Allerdings hat eine Stichprobe des K-Tipp bei drei Thermalhotels in Pamukkale und vier von den Schweizer Veranstaltern angebotenen Erstklasshotels an der Küste ergeben: Zumindest die online ausgeschriebenen Preise dieser Häuser unterscheiden sich nicht wesentlich. Da erstaunt es nicht, wenn Reisende, die für ihren Verzicht auf den Pamukkale-Ausflug zur Kasse gebeten werden, dies als «Strafe» für verweigerten Teppichkauf interpretieren.
Unbestritten ist: Das lokale Gewerbe hat keine Freude an Touristen, die seine Läden verschmähen. Es finanziert die - bereits durch tiefe Hotel- und Flugtarife verbilligten - Winter-Ferienwochen in der Südtürkei nämlich mit. «Jeder Tourist wird als potenzieller Kunde angesehen», räumt Kadir Ugur, Geschäftsführer von Sultan Reisen in Zürich, freimütig ein. Konkret werden die Agenturen, welche die Schweizer Veranstalter vor Ort vertreten, dafür bezahlt, dass sie Reiseteilnehmer in Teppich-, Textil-, Lederwaren- und Schmuckgeschäfte führen.

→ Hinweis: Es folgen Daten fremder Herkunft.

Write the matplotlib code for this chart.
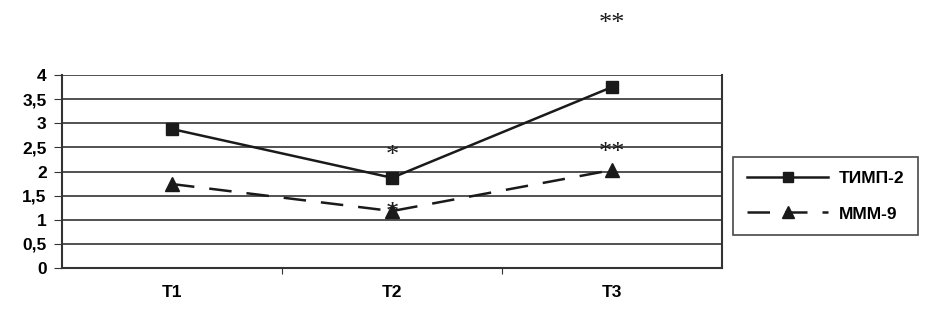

Touristen werden oft übers Ohr gehauen
Wie viel das Gewerbe springen lässt, wollen oder können die Schweizer Veranstalter nicht sagen. Klar ist aber: «Die Rendite der türkischen Läden ist gesichert durch die grosse Menge an Kunden, die ihnen gebracht werden», sagt Ernst Mühlemann, Leiter von Vögele Reisen.
Gleichzeitig fallen für die lokalen Reiseleiter oft auch Umsatzprovisionen ab. Besonders hoch sind diese laut Direkt-Reisen-Geschäftsführer Urs Tanner bei Ladenbesuchen im Rahmen freiwilliger Ausflüge, wo Reiseleiter schon mal 30 bis 40 Prozent des erzielten Umsatzes erhielten. Entsprechend eifrig dürften Reiseleiter sich bemühen, Touristen zu Einkäufen zu motivieren. Doch die Veranstalter wiegeln ab. Ein Kaufzwang bestehe nirgends, beteuern sie alle. Und Urs Tanner ergänzt, man rate schon in den Reiseunterlagen all jenen, die allenfalls Teppiche, Schmuck oder Lederwaren kaufen wollten, «sich vorgängig in der Schweiz über Verarbeitungsmerkmale und Richtpreise zu orientieren».
Allein schon dieser Hinweis zeigt, dass Shoppen in der Türkei für Laien in Sachen Schmuck und Teppiche riskant sein kann. Schweizer Experten stellen oft minderwertige Qualität und massiv übersetzte Preise fest, wie auf der Homepage der Schweizerischen Interessengemeinschaft sauberer Orientteppichhandel (www.igot.ch) nachzulesen ist. «Die mangelnden Produktekenntnisse und das Vertrauen der Touristen werden von professionellen Teppichhändlern oft schamlos ausgenützt.»
Unter dem Strich droht auf Südtürkei-Reisen also recht grosse Frust-Gefahr. Reise-Ombudsman Nicolas Oetterli stellt jedoch klar, dass Ausschreibungen «ohne deutlichen Hinweis, dass es sich um Shopping-Touren handelt», unzulässig seien. Ebenso wenig sei ein Kunde verpflichtet, für die Nichtteilnahme an einem Ausflug zu bezahlen, «wenn er von solch komischen Praktiken bei Vertragsabschluss keine Kenntnis hatte».